### [EXERCISE]
Repeat only what lies from the line with "Reproduce this diagram with TikZ." to the line with "(kublyuk) at (598,177)", those two lines included, exactly as it stands; omit any images.

### [MATERIAL]
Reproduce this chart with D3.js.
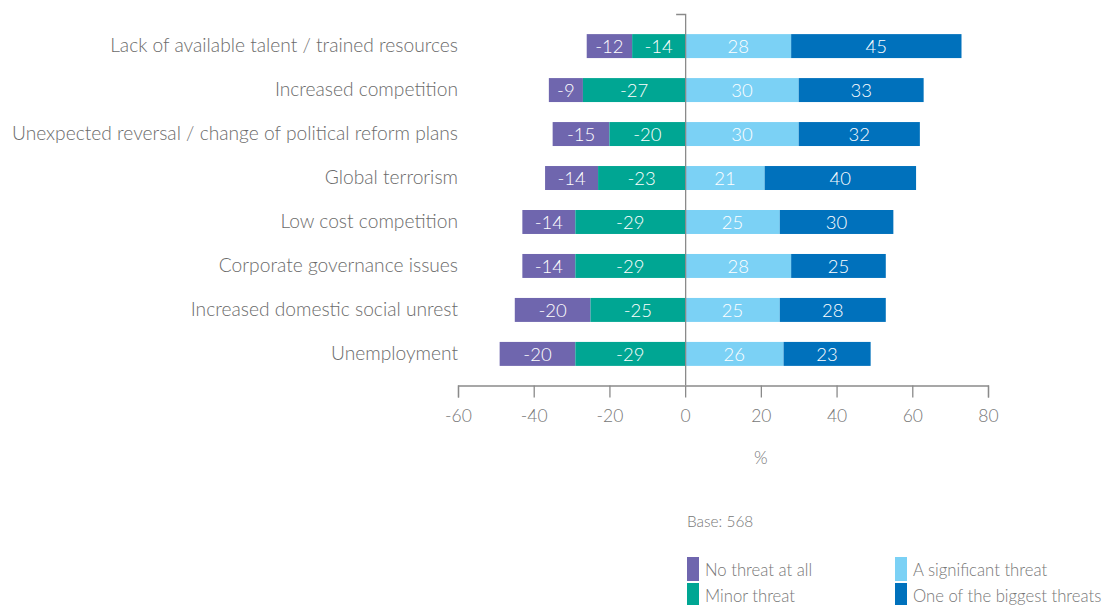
<!DOCTYPE html>
<html>
<head>
<meta charset="utf-8">
<script src="https://cdn.jsdelivr.net/npm/d3@7"></script>
<style>
  html, body { margin: 0; padding: 0; background: #fff; }
  svg { display: block; font-family: Lato, "Open Sans", sans-serif; font-weight: 300; }
</style>
</head>
<body>
<svg id="chart" width="1105" height="605"></svg>
<script>
// Threat ratings per issue (percent of respondents); "no threat" and "minor" are plotted as negatives
const categories = [
  "Lack of available talent / trained resources",
  "Increased competition",
  "Unexpected reversal / change of political reform plans",
  "Global terrorism",
  "Low cost competition",
  "Corporate governance issues",
  "Increased domestic social unrest",
  "Unemployment"
];
const noThreat    = [-12, -9, -15, -14, -14, -14, -20, -20];
const minorThreat = [-14, -27, -20, -23, -29, -29, -25, -29];
const significant = [28, 30, 30, 21, 25, 28, 25, 26];
const biggest     = [45, 33, 32, 40, 30, 25, 28, 23];
const xTicks = [-60, -40, -20, 0, 20, 40, 60, 80];

const seriesNames  = ["No threat at all", "Minor threat", "A significant threat", "One of the biggest threats"];
const seriesColors = ["#6f66ae", "#00a693", "#7bd1f5", "#0071bc"];

const svg = d3.select("#chart");

const x = d3.scaleLinear().domain([-60, 80]).range([458, 988]);
const y = d3.scaleBand().domain(categories).range([24, 376]).paddingInner(0.455).paddingOuter(0.23);

// Stacked segments: negatives grow leftward from zero, positives rightward
const segments = categories.flatMap((c, i) => {
  const minorEnd = minorThreat[i];
  const noEnd = minorEnd + noThreat[i];
  const sigEnd = significant[i];
  const bigEnd = sigEnd + biggest[i];
  return [
    { cat: c, s: 0, v: noThreat[i],    x0: noEnd,    x1: minorEnd },
    { cat: c, s: 1, v: minorThreat[i], x0: minorEnd, x1: 0 },
    { cat: c, s: 2, v: significant[i], x0: 0,        x1: sigEnd },
    { cat: c, s: 3, v: biggest[i],     x0: sigEnd,   x1: bigEnd }
  ];
});

const bars = svg.append("g");
bars.selectAll("rect")
  .data(segments)
  .join("rect")
  .attr("x", d => x(d.x0))
  .attr("width", d => x(d.x1) - x(d.x0))
  .attr("y", d => y(d.cat))
  .attr("height", y.bandwidth())
  .attr("fill", d => seriesColors[d.s]);

bars.selectAll("text")
  .data(segments)
  .join("text")
  .attr("x", d => (x(d.x0) + x(d.x1)) / 2)
  .attr("y", d => y(d.cat) + y.bandwidth() / 2)
  .attr("dy", "0.36em")
  .attr("text-anchor", "middle")
  .attr("fill", "#fff")
  .attr("font-size", 18.5)
  .text(d => d.v);

// Category labels
svg.append("g").selectAll("text")
  .data(categories)
  .join("text")
  .attr("x", 458)
  .attr("y", d => y(d) + y.bandwidth() / 2)
  .attr("dy", "0.32em")
  .attr("text-anchor", "end")
  .attr("fill", "#6b6b6b")
  .attr("font-size", 19.2)
  .text(d => d);

// Vertical zero line with a small cap at the top
const axisColor = "#8a8a8a";
svg.append("path")
  .attr("d", `M${x(0) - 9},14.5H${x(0) + 0.5}V385`)
  .attr("fill", "none")
  .attr("stroke", axisColor)
  .attr("stroke-width", 1.3);

// Bottom axis
const xAxis = d3.axisBottom(x).tickValues(xTicks).tickSize(12).tickSizeOuter(12).tickPadding(12);
const gx = svg.append("g")
  .attr("transform", "translate(0,385.5)")
  .call(xAxis);
gx.select(".domain").attr("stroke", axisColor).attr("stroke-width", 1.3);
gx.selectAll(".tick line").attr("stroke", axisColor).attr("stroke-width", 1.3);
gx.selectAll(".tick text")
  .attr("fill", "#777")
  .attr("font-size", 17.5)
  .attr("font-family", "Lato, sans-serif")
  .attr("font-weight", 300)
  .text(d => d);

svg.append("text")
  .attr("x", x(20))
  .attr("y", 464)
  .attr("text-anchor", "middle")
  .attr("fill", "#777")
  .attr("font-size", 17.5)
  .text("%");

svg.append("text")
  .attr("x", 687)
  .attr("y", 527)
  .attr("fill", "#777")
  .attr("font-size", 15.4)
  .text("Base: 568");

// Legend in two columns
const legendPos = [
  { x: 687, y: 557 }, { x: 687, y: 583 },
  { x: 895, y: 557 }, { x: 895, y: 583 }
];
const lg = svg.append("g").selectAll("g")
  .data(seriesNames)
  .join("g")
  .attr("transform", (d, i) => `translate(${legendPos[i].x},${legendPos[i].y})`);
lg.append("rect")
  .attr("width", 12)
  .attr("height", 24)
  .attr("fill", (d, i) => seriesColors[i]);
lg.append("text")
  .attr("x", 18)
  .attr("y", 19)
  .attr("fill", "#777")
  .attr("font-size", 16.7)
  .text(d => d);
</script>
</body>
</html>
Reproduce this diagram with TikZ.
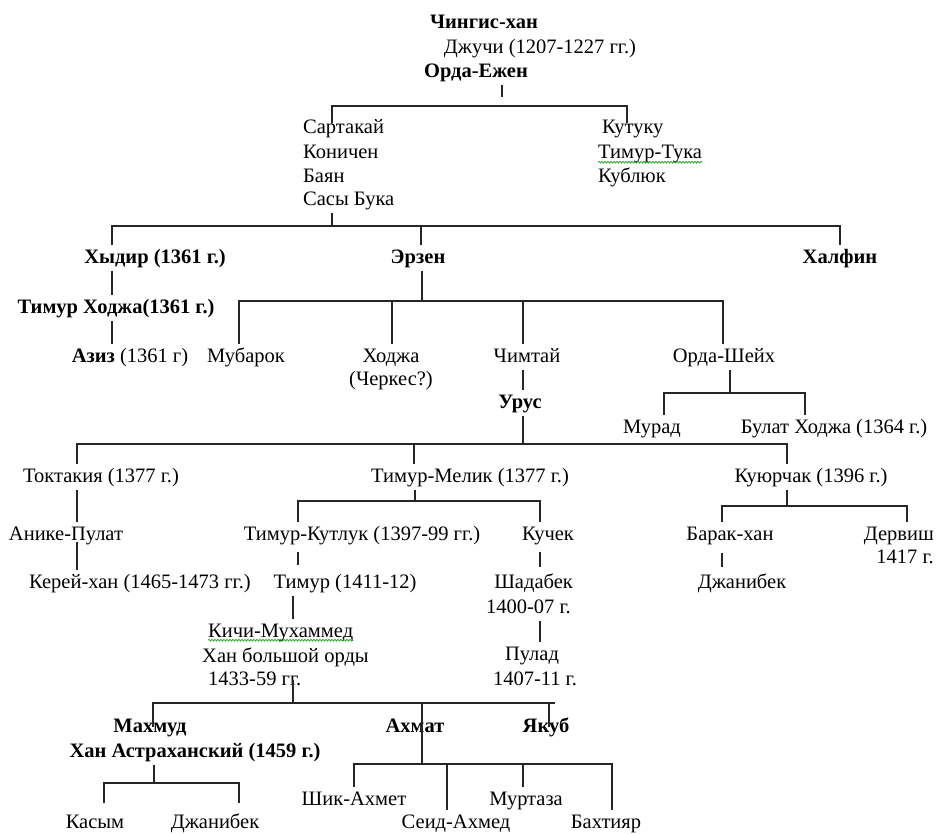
\documentclass[tikz,border=0pt]{standalone}
\usepackage{fontspec}
\setmainfont{Liberation Serif}
\usetikzlibrary{decorations.pathmorphing}

\begin{document}
\begin{tikzpicture}[x=1pt,y=-1pt,
    person/.style={font=\fontsize{20.5}{24.5}\selectfont,inner xsep=0pt,inner ysep=4.2pt,
      text height=13.6pt,text depth=3pt},
    khan/.style={person,font=\fontsize{20.5}{24.5}\selectfont\bfseries},
    link/.style={black!85,line width=1.3pt},
    spell/.style={green!60!black,line width=0.6pt,decorate,
      decoration={snake,amplitude=0.9pt,segment length=3pt}}]
  \useasboundingbox (0,0) rectangle (936,834);

  % top of the tree
  \node[khan] (chingis) at (484,23) {Чингис-хан};
  \node[person] (dzhuchi) at (540,48) {Джучи (1207-1227 гг.)};
  \node[khan] (ordaezhen) at (476,72) {Орда-Ежен};

  \node[person,anchor=west] (sartakai) at (303,128) {Сартакай};
  \node[person,anchor=west] (konichen) at (303,153) {Коничен};
  \node[person,anchor=west] (bayan) at (303,177) {Баян};
  \node[person,anchor=west] (sasybuka) at (303,200) {Сасы Бука};
  \node[person,anchor=west] (kutuku) at (602,128) {Кутуку};
  \node[person,anchor=west] (timurtuka) at (598,153) {Тимур-Тука};
  \node[person,anchor=west] (kublyuk) at (598,177) {Кублюк};

  \node[khan] (hydir) at (155,258) {Хыдир (1361 г.)};
  \node[khan] (erzen) at (418,258) {Эрзен};
  \node[khan] (halfin) at (840,258) {Халфин};
  \node[khan] (timurkhodzha) at (116,308) {Тимур Ходжа(1361 г.)};
  \node[person] (aziz) at (130,357) {\textbf{Азиз} (1361 г)};

  \node[person] (mubarok) at (246,357) {Мубарок};
  \node[person] (khodzha) at (391,357) {Ходжа};
  \node[person] (cherkes) at (391,380) {(Черкес?)};
  \node[person] (chimtai) at (527,357) {Чимтай};
  \node[person] (ordasheikh) at (724,357) {Орда-Шейх};
  \node[khan] (urus) at (520,403) {Урус};
  \node[person] (murad) at (652,428) {Мурад};
  \node[person] (bulat) at (834,428) {Булат Ходжа (1364 г.)};

  % sons of Урус
  \node[person] (toktakiya) at (101,477) {Токтакия (1377 г.)};
  \node[person] (timurmelik) at (470,477) {Тимур-Мелик (1377 г.)};
  \node[person] (kuyurchak) at (811,477) {Куюрчак (1396 г.)};
  \node[person] (anike) at (66,535) {Анике-Пулат};
  \node[person] (kerei) at (140,583) {Керей-хан (1465-1473 гг.)};
  \node[person] (timurkutluk) at (362,535) {Тимур-Кутлук (1397-99 гг.)};
  \node[person] (timur) at (345,583) {Тимур (1411-12)};
  \node[person] (kuchek) at (548,535) {Кучек};
  \node[person,anchor=east] (shadabek) at (573,583) {Шадабек};
  \node[person,anchor=east] (god1400) at (571,608) {1400-07 г.};
  \node[person] (pulad) at (532,655) {Пулад};
  \node[person] (god1407) at (535,680) {1407-11 г.};
  \node[person] (barak) at (730,535) {Барак-хан};
  \node[person] (dzhanibeka) at (742,583) {Джанибек};
  \node[person,anchor=east] (dervish) at (934,535) {Дервиш};
  \node[person,anchor=east] (god1417) at (934,558) {1417 г.};

  \node[person,anchor=west] (kichi) at (208,632) {Кичи-Мухаммед};
  \node[person,anchor=west] (hanbol) at (202,657) {Хан большой орды};
  \node[person,anchor=west] (god1433) at (208,680) {1433-59 гг.};

  \node[khan] (mahmud) at (150,727) {Махмуд};
  \node[khan] (astrahan) at (195,752) {Хан Астраханский (1459 г.)};
  \node[khan] (ahmat) at (415,727) {Ахмат};
  \node[khan] (yakub) at (546,727) {Якуб};
  \node[person] (kasym) at (95,823) {Касым};
  \node[person] (dzhanibekb) at (215,823) {Джанибек};
  \node[person] (shikahmet) at (354,800) {Шик-Ахмет};
  \node[person] (seidahmed) at (456,823) {Сеид-Ахмед};
  \node[person] (murtaza) at (526,800) {Муртаза};
  \node[person] (bahtiyar) at (606,823) {Бахтияр};

  \draw[spell] ([yshift=3.5pt]timurtuka.south west) -- ([yshift=3.5pt]timurtuka.south east);
  \draw[spell] ([yshift=4.5pt]kichi.south west) -- ([yshift=4.5pt]kichi.south east);

  % connectors
  \draw[link] (ordaezhen.south -| 502,0) -- ++(0,12);
  \draw[link] (332,123) |- (627,106) -- (627,123);
  \draw[link] (sasybuka.south -| 332,0) -- (332,226);
  \draw[link] (hydir.north -| 112,0) |- (840,226) -- (halfin.north);
  \draw[link] (erzen.north -| 421,0) -- (421,226);
  \draw[link] (hydir.south -| 112,0) -- (timurkhodzha.north -| 112,0);
  \draw[link] (timurkhodzha.south -| 112,0) -- (aziz.north -| 112,0);

  \draw[link] (erzen.south -| 422,0) -- (422,301);
  \draw[link] (mubarok.north -| 239,0) |- (723,301) -- (ordasheikh.north -| 723,0);
  \draw[link] (khodzha.north -| 392,0) -- (392,301);
  \draw[link] (chimtai.north -| 523,0) -- (523,301);
  \draw[link] (chimtai.south -| 523,0) -- (urus.north -| 523,0);
  \draw[link] (ordasheikh.south -| 730,0) -- (730,393);
  \draw[link] (murad.north -| 664,0) |- (805,393) -- (bulat.north -| 805,0);

  \draw[link] (urus.south -| 523,0) -- (523,444);
  \draw[link] (toktakiya.north -| 77,0) |- (787,444) -- (kuyurchak.north -| 787,0);
  \draw[link] (timurmelik.north -| 414,0) -- (414,444);
  \draw[link] (toktakiya.south -| 77,0) -- (anike.north -| 77,0);
  \draw[link] (77,542) -- (kerei.north -| 77,0);

  \draw[link] (timurmelik.south -| 415,0) -- (415,501);
  \draw[link] (timurkutluk.north -| 298,0) |- (540,501) -- (kuchek.north -| 540,0);
  \draw[link,shorten <=4pt,shorten >=5pt] (timurkutluk.south -| 298,0) -- (timur.north -| 298,0);
  \draw[link] (timur.south -| 293,0) -- (kichi.north -| 293,0);
  \draw[link,shorten <=4pt,shorten >=3pt] (kuchek.south -| 540,0) -- (shadabek.north -| 540,0);
  \draw[link] (god1400.south -| 540,0) -- (pulad.north -| 540,0);

  \draw[link] (kuyurchak.south -| 787,0) -- (787,506);
  \draw[link] (barak.north -| 722,0) |- (907,506) -- (dervish.north -| 907,0);
  \draw[link,shorten <=5pt,shorten >=3pt] (barak.south -| 722,0) -- (dzhanibeka.north -| 722,0);

  \draw[link] (god1433.center -| 293,0) -- (293,703);
  \draw[link] (mahmud.center -| 153,0) |- (555,703);
  \draw[link] (422,703) -- (422,764);
  \draw[link] (549,703) -- (yakub.center -| 549,0);

  \draw[link] (astrahan.south -| 154,0) -- (154,783);
  \draw[link] (104,803) |- (239,783) -- (239,803);
  \draw[link] (shikahmet.north -| 354,0) |- (612,764) -- (bahtiyar.north -| 612,0);
  \draw[link] (447,764) -- (seidahmed.north -| 447,0);
  \draw[link] (523,764) -- (murtaza.north -| 523,0);
\end{tikzpicture}
\end{document}
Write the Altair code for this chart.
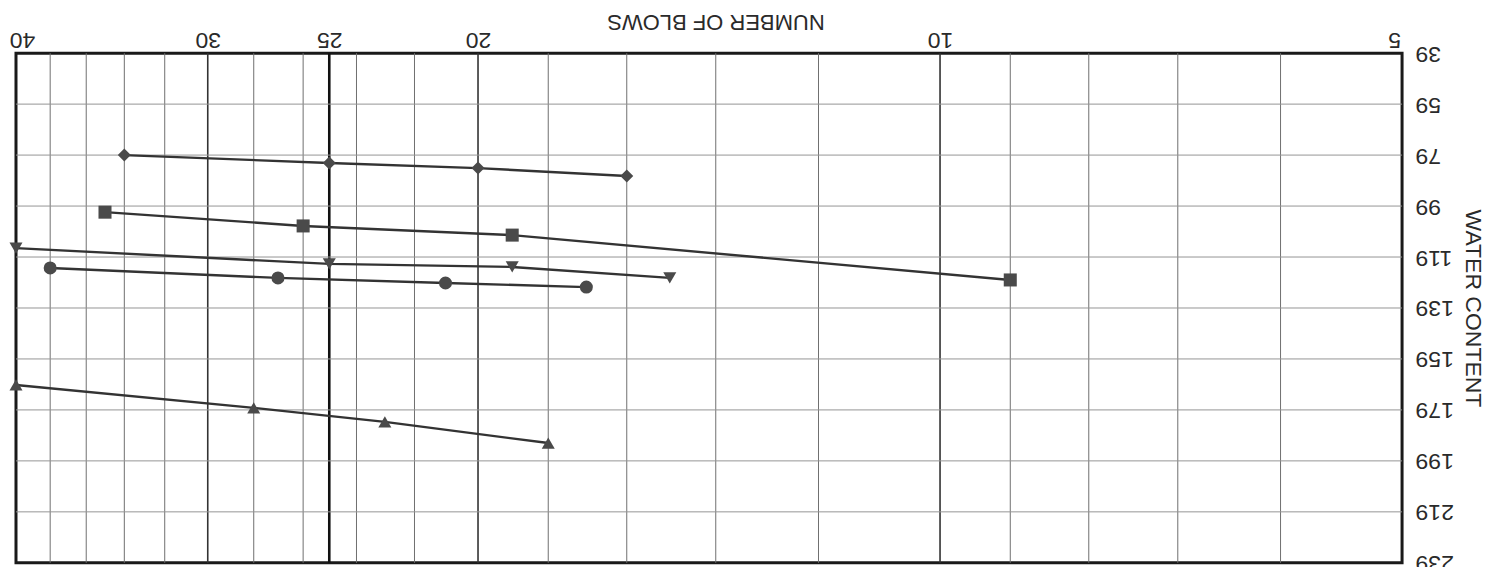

### [RESULT OF THIS TASK]
Reproduce this diagram with TikZ.
\documentclass[tikz,border=0pt]{standalone}
\usepackage{fontspec}
\setmainfont{Liberation Serif}
\usetikzlibrary{decorations.pathmorphing}

\begin{document}
\begin{tikzpicture}[x=1pt,y=-1pt,
    person/.style={font=\fontsize{20.5}{24.5}\selectfont,inner xsep=0pt,inner ysep=4.2pt,
      text height=13.6pt,text depth=3pt},
    khan/.style={person,font=\fontsize{20.5}{24.5}\selectfont\bfseries},
    link/.style={black!85,line width=1.3pt},
    spell/.style={green!60!black,line width=0.6pt,decorate,
      decoration={snake,amplitude=0.9pt,segment length=3pt}}]
  \useasboundingbox (0,0) rectangle (936,834);

  % top of the tree
  \node[khan] (chingis) at (484,23) {Чингис-хан};
  \node[person] (dzhuchi) at (540,48) {Джучи (1207-1227 гг.)};
  \node[khan] (ordaezhen) at (476,72) {Орда-Ежен};

  \node[person,anchor=west] (sartakai) at (303,128) {Сартакай};
  \node[person,anchor=west] (konichen) at (303,153) {Коничен};
  \node[person,anchor=west] (bayan) at (303,177) {Баян};
  \node[person,anchor=west] (sasybuka) at (303,200) {Сасы Бука};
  \node[person,anchor=west] (kutuku) at (602,128) {Кутуку};
  \node[person,anchor=west] (timurtuka) at (598,153) {Тимур-Тука};
  \node[person,anchor=west] (kublyuk) at (598,177) {Кублюк};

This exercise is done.